→ **Stated task**:
Without the pictures, return exactly the lines from the one with "What matplotlib code" through the one with "ax = fig.add_axes([0.158, 0.206, 0.735, 0.585])". Both end lines belong in the copy.

→ **Records for processing**:

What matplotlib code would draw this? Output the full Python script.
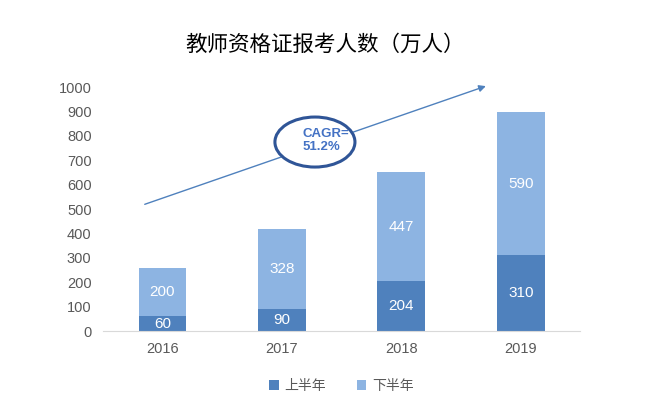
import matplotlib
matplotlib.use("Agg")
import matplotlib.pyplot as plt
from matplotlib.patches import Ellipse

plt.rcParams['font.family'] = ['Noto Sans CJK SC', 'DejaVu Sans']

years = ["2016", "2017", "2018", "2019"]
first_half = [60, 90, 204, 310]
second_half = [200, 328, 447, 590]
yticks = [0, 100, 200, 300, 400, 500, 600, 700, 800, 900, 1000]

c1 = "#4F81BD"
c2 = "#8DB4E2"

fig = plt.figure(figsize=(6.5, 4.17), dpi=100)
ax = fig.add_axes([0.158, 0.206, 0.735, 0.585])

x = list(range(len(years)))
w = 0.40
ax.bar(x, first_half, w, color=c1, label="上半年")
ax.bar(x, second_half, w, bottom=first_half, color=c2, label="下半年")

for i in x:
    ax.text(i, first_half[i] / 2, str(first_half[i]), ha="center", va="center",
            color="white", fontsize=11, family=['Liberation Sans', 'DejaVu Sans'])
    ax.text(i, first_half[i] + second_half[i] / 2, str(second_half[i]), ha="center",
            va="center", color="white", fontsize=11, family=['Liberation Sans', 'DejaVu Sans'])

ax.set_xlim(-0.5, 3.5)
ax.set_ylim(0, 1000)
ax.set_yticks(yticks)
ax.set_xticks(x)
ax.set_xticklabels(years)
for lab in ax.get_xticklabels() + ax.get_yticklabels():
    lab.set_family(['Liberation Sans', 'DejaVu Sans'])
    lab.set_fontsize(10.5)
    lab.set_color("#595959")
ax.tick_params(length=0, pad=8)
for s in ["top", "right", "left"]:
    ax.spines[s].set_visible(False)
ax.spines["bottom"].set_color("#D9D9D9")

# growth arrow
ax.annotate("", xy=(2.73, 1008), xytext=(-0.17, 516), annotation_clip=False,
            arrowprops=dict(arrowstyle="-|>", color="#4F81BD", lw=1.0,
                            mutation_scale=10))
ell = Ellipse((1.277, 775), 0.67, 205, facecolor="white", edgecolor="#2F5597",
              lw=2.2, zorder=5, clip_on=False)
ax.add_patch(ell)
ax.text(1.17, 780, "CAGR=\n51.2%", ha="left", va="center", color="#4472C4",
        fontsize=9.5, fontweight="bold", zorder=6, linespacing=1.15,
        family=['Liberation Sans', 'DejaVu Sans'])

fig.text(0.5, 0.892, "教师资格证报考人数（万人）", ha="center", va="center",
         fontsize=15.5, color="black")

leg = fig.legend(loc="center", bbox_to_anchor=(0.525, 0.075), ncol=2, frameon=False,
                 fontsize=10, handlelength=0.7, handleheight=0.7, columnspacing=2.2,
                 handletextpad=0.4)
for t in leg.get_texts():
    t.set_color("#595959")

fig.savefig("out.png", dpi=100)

* * *

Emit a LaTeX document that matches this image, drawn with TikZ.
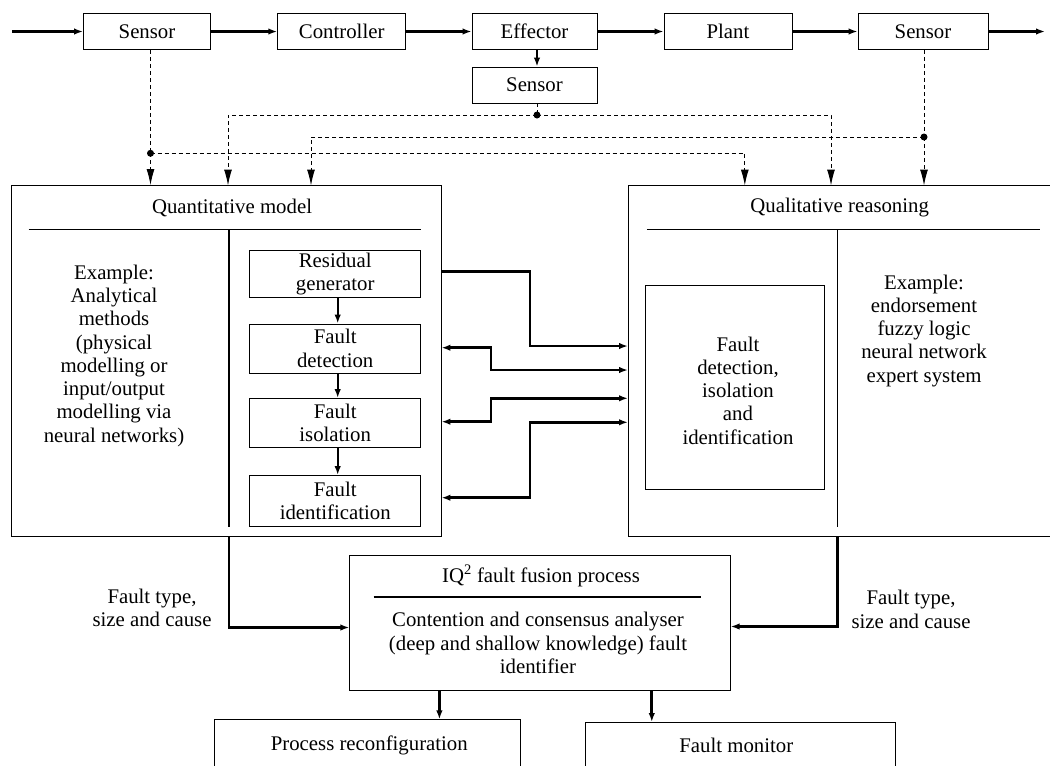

...

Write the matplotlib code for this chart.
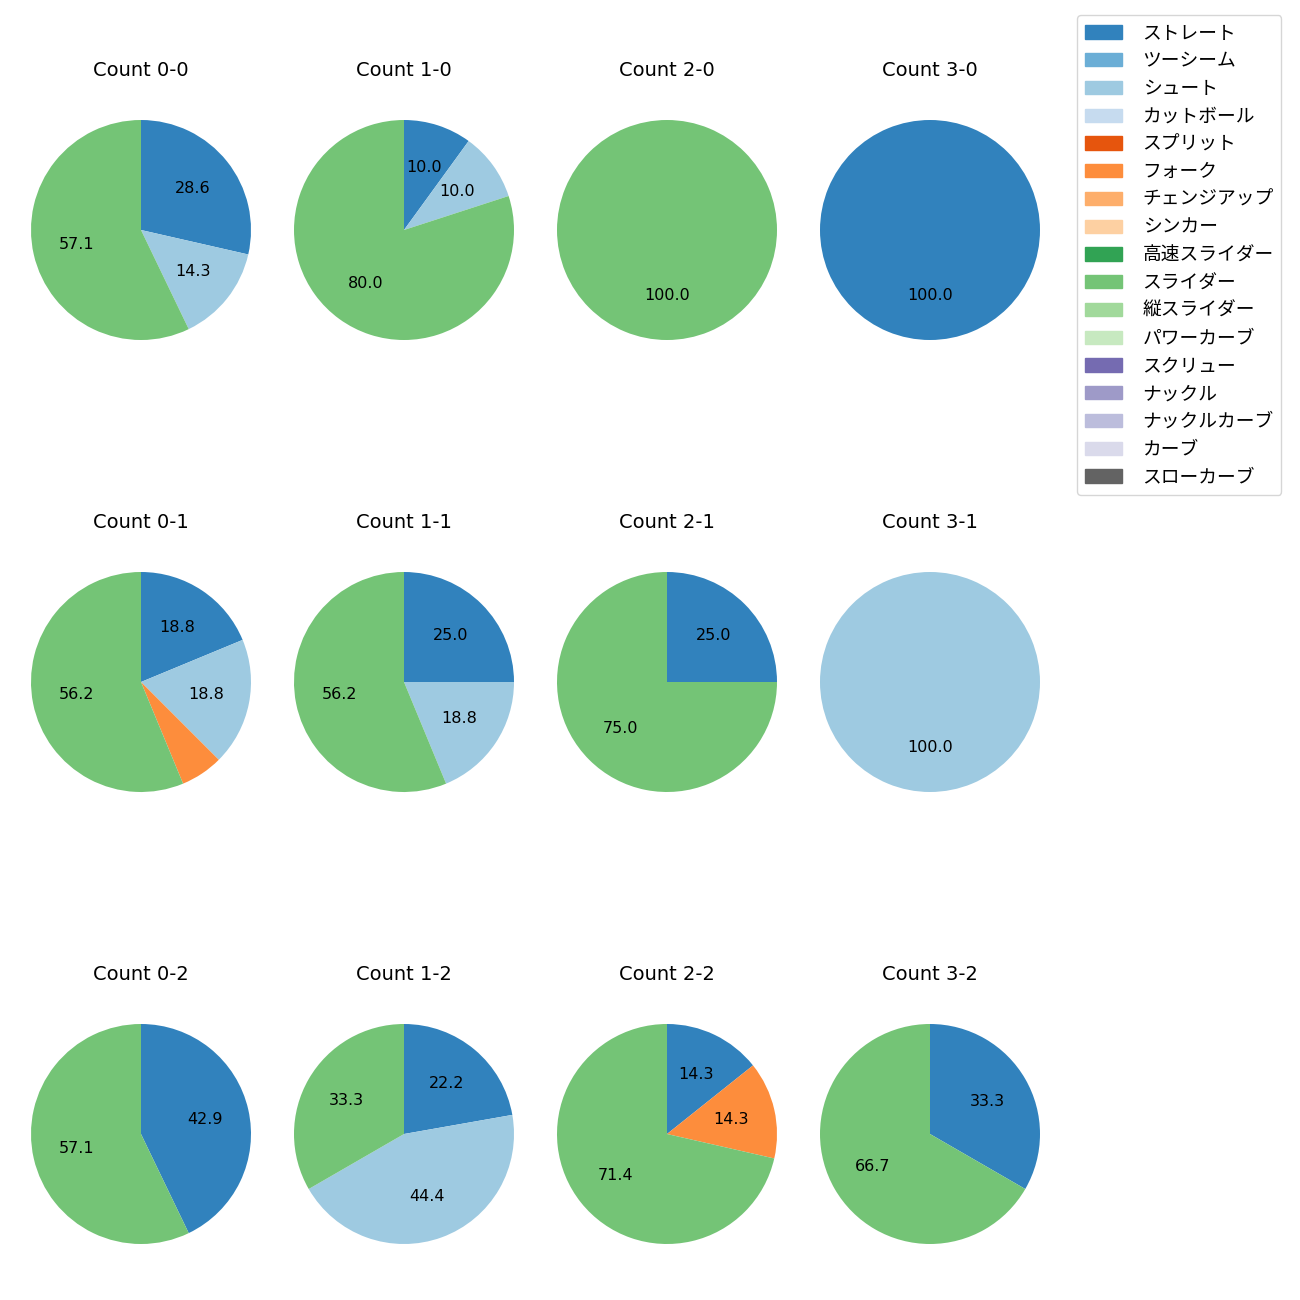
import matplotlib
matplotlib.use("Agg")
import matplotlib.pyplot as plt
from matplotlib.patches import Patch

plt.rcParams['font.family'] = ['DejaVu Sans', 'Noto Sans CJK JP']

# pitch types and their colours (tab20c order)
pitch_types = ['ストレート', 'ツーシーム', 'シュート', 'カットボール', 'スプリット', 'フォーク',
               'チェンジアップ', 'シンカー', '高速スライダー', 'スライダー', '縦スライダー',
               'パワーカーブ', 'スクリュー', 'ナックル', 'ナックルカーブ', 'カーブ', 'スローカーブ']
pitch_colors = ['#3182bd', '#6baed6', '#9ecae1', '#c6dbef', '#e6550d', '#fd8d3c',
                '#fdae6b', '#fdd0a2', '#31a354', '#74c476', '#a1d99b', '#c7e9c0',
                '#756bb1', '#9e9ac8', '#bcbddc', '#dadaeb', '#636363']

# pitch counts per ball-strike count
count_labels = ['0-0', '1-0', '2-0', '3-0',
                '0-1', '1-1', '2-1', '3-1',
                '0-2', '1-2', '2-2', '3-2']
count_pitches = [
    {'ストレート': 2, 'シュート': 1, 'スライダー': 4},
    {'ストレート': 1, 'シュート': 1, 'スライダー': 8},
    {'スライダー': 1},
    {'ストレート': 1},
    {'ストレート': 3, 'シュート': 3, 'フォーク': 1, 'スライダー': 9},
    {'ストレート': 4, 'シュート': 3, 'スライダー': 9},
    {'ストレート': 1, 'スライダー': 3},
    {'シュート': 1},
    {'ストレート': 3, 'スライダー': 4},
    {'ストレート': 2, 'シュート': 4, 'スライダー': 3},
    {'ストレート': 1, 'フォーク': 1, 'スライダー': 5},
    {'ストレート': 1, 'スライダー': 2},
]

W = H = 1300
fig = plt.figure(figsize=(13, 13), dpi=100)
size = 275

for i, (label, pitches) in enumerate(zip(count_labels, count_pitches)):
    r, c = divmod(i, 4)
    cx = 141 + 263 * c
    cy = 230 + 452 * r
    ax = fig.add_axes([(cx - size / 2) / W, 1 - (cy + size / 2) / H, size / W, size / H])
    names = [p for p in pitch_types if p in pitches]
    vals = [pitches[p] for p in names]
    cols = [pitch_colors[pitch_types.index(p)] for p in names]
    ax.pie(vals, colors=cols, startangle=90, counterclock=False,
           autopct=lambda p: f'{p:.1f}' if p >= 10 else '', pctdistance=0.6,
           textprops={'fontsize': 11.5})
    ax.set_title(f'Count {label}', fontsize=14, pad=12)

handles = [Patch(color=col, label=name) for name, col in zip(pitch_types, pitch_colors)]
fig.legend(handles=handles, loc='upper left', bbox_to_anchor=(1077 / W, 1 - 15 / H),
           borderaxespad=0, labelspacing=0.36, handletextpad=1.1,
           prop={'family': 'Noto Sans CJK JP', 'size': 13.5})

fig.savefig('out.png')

→ **Result for this task**:
What matplotlib code would draw this? Output the full Python script.
import matplotlib
matplotlib.use("Agg")
import matplotlib.pyplot as plt
from matplotlib.patches import Ellipse

plt.rcParams['font.family'] = ['Noto Sans CJK SC', 'DejaVu Sans']

years = ["2016", "2017", "2018", "2019"]
first_half = [60, 90, 204, 310]
second_half = [200, 328, 447, 590]
yticks = [0, 100, 200, 300, 400, 500, 600, 700, 800, 900, 1000]

c1 = "#4F81BD"
c2 = "#8DB4E2"

fig = plt.figure(figsize=(6.5, 4.17), dpi=100)
ax = fig.add_axes([0.158, 0.206, 0.735, 0.585])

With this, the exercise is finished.